Reproduce the data exactly and drop any pictures it holds.

** START **

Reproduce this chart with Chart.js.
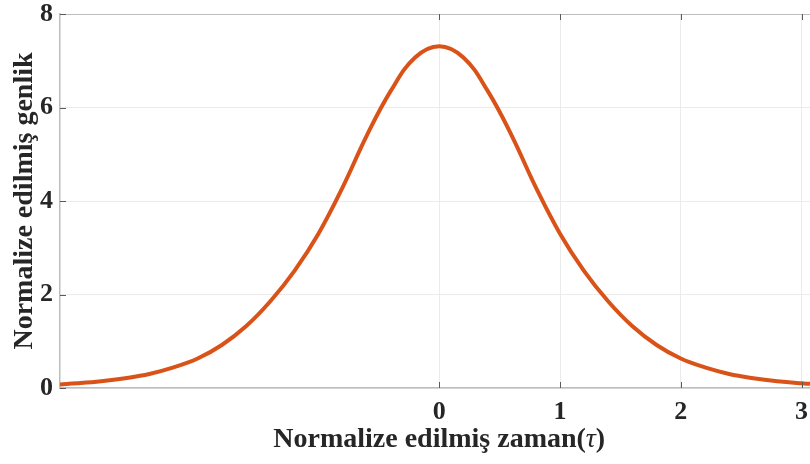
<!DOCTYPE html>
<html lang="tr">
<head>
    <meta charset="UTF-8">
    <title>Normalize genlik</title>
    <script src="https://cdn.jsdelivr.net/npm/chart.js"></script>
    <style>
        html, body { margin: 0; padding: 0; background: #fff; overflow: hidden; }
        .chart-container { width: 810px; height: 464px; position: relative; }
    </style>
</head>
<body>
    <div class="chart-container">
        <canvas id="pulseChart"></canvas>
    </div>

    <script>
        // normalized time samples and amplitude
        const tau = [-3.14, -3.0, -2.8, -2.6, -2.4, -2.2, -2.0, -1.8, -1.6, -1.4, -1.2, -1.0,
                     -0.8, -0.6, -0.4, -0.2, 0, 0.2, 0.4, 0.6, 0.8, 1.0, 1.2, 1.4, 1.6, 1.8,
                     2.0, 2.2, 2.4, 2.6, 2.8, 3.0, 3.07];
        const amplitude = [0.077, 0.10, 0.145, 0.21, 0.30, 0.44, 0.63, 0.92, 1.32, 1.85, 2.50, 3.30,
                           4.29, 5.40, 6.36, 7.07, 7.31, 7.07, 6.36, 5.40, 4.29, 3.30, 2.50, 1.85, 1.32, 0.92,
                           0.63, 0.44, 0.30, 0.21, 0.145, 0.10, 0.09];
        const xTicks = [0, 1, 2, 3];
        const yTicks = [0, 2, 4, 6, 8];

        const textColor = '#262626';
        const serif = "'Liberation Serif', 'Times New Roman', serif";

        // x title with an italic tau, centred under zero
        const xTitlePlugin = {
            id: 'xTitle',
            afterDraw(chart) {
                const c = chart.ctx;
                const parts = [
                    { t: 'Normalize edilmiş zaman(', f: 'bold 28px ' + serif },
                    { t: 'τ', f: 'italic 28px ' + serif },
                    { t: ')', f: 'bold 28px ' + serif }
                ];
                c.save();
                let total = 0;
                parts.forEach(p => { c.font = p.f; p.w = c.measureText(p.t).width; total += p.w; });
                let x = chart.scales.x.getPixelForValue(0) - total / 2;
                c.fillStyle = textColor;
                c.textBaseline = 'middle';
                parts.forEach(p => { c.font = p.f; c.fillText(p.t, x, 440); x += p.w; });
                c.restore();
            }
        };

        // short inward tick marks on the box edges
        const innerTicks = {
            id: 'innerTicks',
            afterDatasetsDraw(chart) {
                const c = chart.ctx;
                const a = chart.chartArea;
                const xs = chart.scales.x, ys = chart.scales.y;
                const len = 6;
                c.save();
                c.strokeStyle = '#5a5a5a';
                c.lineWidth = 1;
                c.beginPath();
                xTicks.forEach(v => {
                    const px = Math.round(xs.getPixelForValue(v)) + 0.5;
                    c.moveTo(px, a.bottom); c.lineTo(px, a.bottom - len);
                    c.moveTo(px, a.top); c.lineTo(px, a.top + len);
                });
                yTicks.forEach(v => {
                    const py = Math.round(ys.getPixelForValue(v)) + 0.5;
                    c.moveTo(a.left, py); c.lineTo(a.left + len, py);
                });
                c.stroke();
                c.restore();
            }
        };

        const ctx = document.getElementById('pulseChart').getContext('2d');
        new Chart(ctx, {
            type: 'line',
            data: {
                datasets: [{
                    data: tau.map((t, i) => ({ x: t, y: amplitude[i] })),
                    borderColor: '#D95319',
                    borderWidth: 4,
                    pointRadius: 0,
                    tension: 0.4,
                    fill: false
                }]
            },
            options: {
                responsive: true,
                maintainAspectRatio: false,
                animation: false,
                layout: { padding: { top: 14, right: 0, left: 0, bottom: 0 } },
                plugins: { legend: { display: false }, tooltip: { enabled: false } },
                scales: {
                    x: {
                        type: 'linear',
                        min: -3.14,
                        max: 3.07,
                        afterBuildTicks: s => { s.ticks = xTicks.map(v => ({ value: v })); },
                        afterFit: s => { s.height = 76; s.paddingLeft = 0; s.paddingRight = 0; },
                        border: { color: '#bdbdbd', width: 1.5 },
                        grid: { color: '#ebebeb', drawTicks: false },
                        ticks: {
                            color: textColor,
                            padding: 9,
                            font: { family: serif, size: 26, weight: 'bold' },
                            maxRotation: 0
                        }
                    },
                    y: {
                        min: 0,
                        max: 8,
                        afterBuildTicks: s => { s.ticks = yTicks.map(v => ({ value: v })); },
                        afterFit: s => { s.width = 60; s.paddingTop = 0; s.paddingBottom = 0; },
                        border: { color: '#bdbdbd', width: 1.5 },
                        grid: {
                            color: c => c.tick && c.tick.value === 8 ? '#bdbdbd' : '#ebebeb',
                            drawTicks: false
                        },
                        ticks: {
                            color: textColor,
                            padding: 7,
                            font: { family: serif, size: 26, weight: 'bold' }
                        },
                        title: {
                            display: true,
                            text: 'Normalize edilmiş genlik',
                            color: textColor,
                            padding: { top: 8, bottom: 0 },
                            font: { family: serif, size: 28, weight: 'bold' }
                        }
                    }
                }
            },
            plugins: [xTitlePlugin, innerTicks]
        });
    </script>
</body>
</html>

** END **

TASK SOLUTION:
Reproduce this chart with Chart.js.
<!DOCTYPE html>
<html lang="tr">
<head>
    <meta charset="UTF-8">
    <title>Normalize genlik</title>
    <script src="https://cdn.jsdelivr.net/npm/chart.js"></script>
    <style>
        html, body { margin: 0; padding: 0; background: #fff; overflow: hidden; }
        .chart-container { width: 810px; height: 464px; position: relative; }
    </style>
</head>
<body>
    <div class="chart-container">
        <canvas id="pulseChart"></canvas>
    </div>

    <script>
        // normalized time samples and amplitude
        const tau = [-3.14, -3.0, -2.8, -2.6, -2.4, -2.2, -2.0, -1.8, -1.6, -1.4, -1.2, -1.0,
                     -0.8, -0.6, -0.4, -0.2, 0, 0.2, 0.4, 0.6, 0.8, 1.0, 1.2, 1.4, 1.6, 1.8,
                     2.0, 2.2, 2.4, 2.6, 2.8, 3.0, 3.07];
        const amplitude = [0.077, 0.10, 0.145, 0.21, 0.30, 0.44, 0.63, 0.92, 1.32, 1.85, 2.50, 3.30,
                           4.29, 5.40, 6.36, 7.07, 7.31, 7.07, 6.36, 5.40, 4.29, 3.30, 2.50, 1.85, 1.32, 0.92,
                           0.63, 0.44, 0.30, 0.21, 0.145, 0.10, 0.09];
        const xTicks = [0, 1, 2, 3];
        const yTicks = [0, 2, 4, 6, 8];

        const textColor = '#262626';
        const serif = "'Liberation Serif', 'Times New Roman', serif";

        // x title with an italic tau, centred under zero
        const xTitlePlugin = {
            id: 'xTitle',
            afterDraw(chart) {
                const c = chart.ctx;
                const parts = [
                    { t: 'Normalize edilmiş zaman(', f: 'bold 28px ' + serif },
                    { t: 'τ', f: 'italic 28px ' + serif },
                    { t: ')', f: 'bold 28px ' + serif }
                ];
                c.save();
                let total = 0;
                parts.forEach(p => { c.font = p.f; p.w = c.measureText(p.t).width; total += p.w; });
                let x = chart.scales.x.getPixelForValue(0) - total / 2;
                c.fillStyle = textColor;
                c.textBaseline = 'middle';
                parts.forEach(p => { c.font = p.f; c.fillText(p.t, x, 440); x += p.w; });
                c.restore();
            }
        };

        // short inward tick marks on the box edges
        const innerTicks = {
            id: 'innerTicks',
            afterDatasetsDraw(chart) {
                const c = chart.ctx;
                const a = chart.chartArea;
                const xs = chart.scales.x, ys = chart.scales.y;
                const len = 6;
                c.save();
                c.strokeStyle = '#5a5a5a';
                c.lineWidth = 1;
                c.beginPath();
                xTicks.forEach(v => {
                    const px = Math.round(xs.getPixelForValue(v)) + 0.5;
                    c.moveTo(px, a.bottom); c.lineTo(px, a.bottom - len);
                    c.moveTo(px, a.top); c.lineTo(px, a.top + len);
                });
                yTicks.forEach(v => {
                    const py = Math.round(ys.getPixelForValue(v)) + 0.5;
                    c.moveTo(a.left, py); c.lineTo(a.left + len, py);
                });
                c.stroke();
                c.restore();
            }
        };

        const ctx = document.getElementById('pulseChart').getContext('2d');
        new Chart(ctx, {
            type: 'line',
            data: {
                datasets: [{
                    data: tau.map((t, i) => ({ x: t, y: amplitude[i] })),
                    borderColor: '#D95319',
                    borderWidth: 4,
                    pointRadius: 0,
                    tension: 0.4,
                    fill: false
                }]
            },
            options: {
                responsive: true,
                maintainAspectRatio: false,
                animation: false,
                layout: { padding: { top: 14, right: 0, left: 0, bottom: 0 } },
                plugins: { legend: { display: false }, tooltip: { enabled: false } },
                scales: {
                    x: {
                        type: 'linear',
                        min: -3.14,
                        max: 3.07,
                        afterBuildTicks: s => { s.ticks = xTicks.map(v => ({ value: v })); },
                        afterFit: s => { s.height = 76; s.paddingLeft = 0; s.paddingRight = 0; },
                        border: { color: '#bdbdbd', width: 1.5 },
                        grid: { color: '#ebebeb', drawTicks: false },
                        ticks: {
                            color: textColor,
                            padding: 9,
                            font: { family: serif, size: 26, weight: 'bold' },
                            maxRotation: 0
                        }
                    },
                    y: {
                        min: 0,
                        max: 8,
                        afterBuildTicks: s => { s.ticks = yTicks.map(v => ({ value: v })); },
                        afterFit: s => { s.width = 60; s.paddingTop = 0; s.paddingBottom = 0; },
                        border: { color: '#bdbdbd', width: 1.5 },
                        grid: {
                            color: c => c.tick && c.tick.value === 8 ? '#bdbdbd' : '#ebebeb',
                            drawTicks: false
                        },
                        ticks: {
                            color: textColor,
                            padding: 7,
                            font: { family: serif, size: 26, weight: 'bold' }
                        },
                        title: {
                            display: true,
                            text: 'Normalize edilmiş genlik',
                            color: textColor,
                            padding: { top: 8, bottom: 0 },
                            font: { family: serif, size: 28, weight: 'bold' }
                        }
                    }
                }
            },
            plugins: [xTitlePlugin, innerTicks]
        });
    </script>
</body>
</html>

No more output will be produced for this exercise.